Петр Мостовой:
Начну с небольшой зарисовки. 1980 год, Свердловск, ДК «Автомобилист», вручение единственной в то время негосударственной премии в области литературы. Я – член жюри. В память об этом событии у меня осталась примечательная фотография, на которой изображен Аркадий Стругацкий, стоящий на трибуне на фоне лозунга «Ум, честь и совесть нашей эпохи».
Эта фотография, которую я бережно храню, является для меня определенным символом той роли, которую литература тогда играла в формировании сознания самого широкого круга людей, молодых и не только. Почему? Потому что она предъявляла этим людям картину будущего, которое им хотелось бы создать, т. е. по существу выполняла ту миссию, какую литература в России выполняла всегда.
Для того чтобы осознанно пройти все фазы самоопределения, человеку, вообще говоря, многое нужно: он должен обладать культурой мышления, волевой культурой и т. д. Очень многим этот процесс самоопределения как раз и облегчала литература, предлагающая определенные образцы и цели.
Что мы наблюдаем сегодня? Мы видим, что количество грамотных, профессиональных инженеров не очень сильно сократилось, но количество читающих сократилось фатально. Я, разумеется, имею в виду читающих то, что хочется. Возможно, отчасти это следствие произошедшей в России революции и резкого уменьшения у людей количества свободного времени. Но я скорее склонен думать, что резко уменьшилось количество той литературы, которая помогает людям самоопределяться.
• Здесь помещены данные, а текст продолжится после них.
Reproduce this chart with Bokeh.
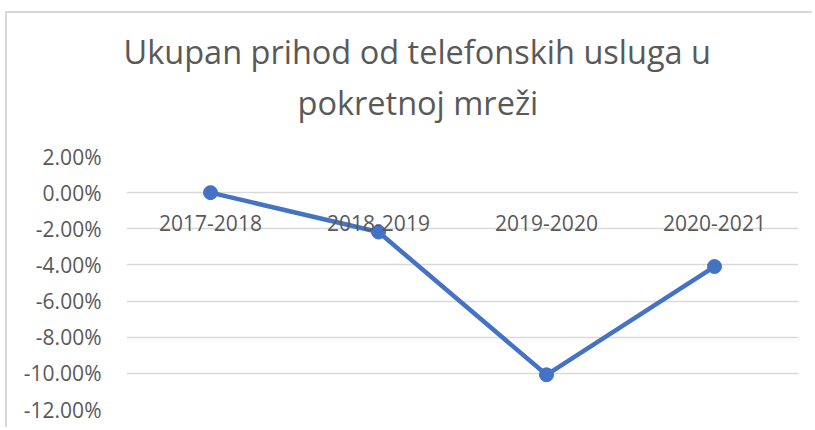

Раньше писателей называли «властителями дум». Не все читали их произведения, но то, что они писали, так или иначе обсуждалось, формировало общественное мнение; это было важно для отдельных людей и для тех слоев, с которыми люди себя отождествляли. Мне кажется, что сегодня мы утратили этот тип деятеля культуры.
Это просто констатация. Я пока не способен без должного анализа увязать произошедшее с социально-политическими и экономическими изменениями в стране. Но я точно не буду это увязывать с так называемым либеральным проектом в России. Более того, я утверждаю: не было никакого кризиса либерального проекта в России по той простой причине, что не было и самого либерального проекта. Было течение, порыв, но никто при этом не думал, что строить, зачем строить и какие цели следует ставить перед нацией, страной и каждым гражданином в отдельности.
Данное печальное обстоятельство обнажает реальную проблему, актуальную и для культуры, и для политики, и для власти в России, а именно проблему дефицита целеполагания и рефлексии по поводу того, что сделано, делается и должно быть сделано. Никто, повторяю, про это не думает. А ведь литература может влиять, и весьма эффективно, на процессы, происходящие в обществе, в массовом сознании и т. д., только когда она так или иначе высказывается по этому поводу.
И Проханова, между прочим, читают потому, что он в отличие от многих об этом думает и об этом говорит. И потому же читают Акунина, который предлагает по-своему блестяще исполненную консервативную и глубоко антилиберальную утопию. Заявлен некий идеал, являющийся источником цели, и поэтому людям хочется этому идеалу следовать. А то, что нам предлагается ретроспектива, так это, извините, понятно: великий полицейский может быть только в великой стране, а поскольку величие нашей страны в прошлом, то и действие вынесено в прошлое. Так что вопрос о том, что писать и что издавать, чрезвычайно актуален именно с точки зрения возможного будущего нашей страны.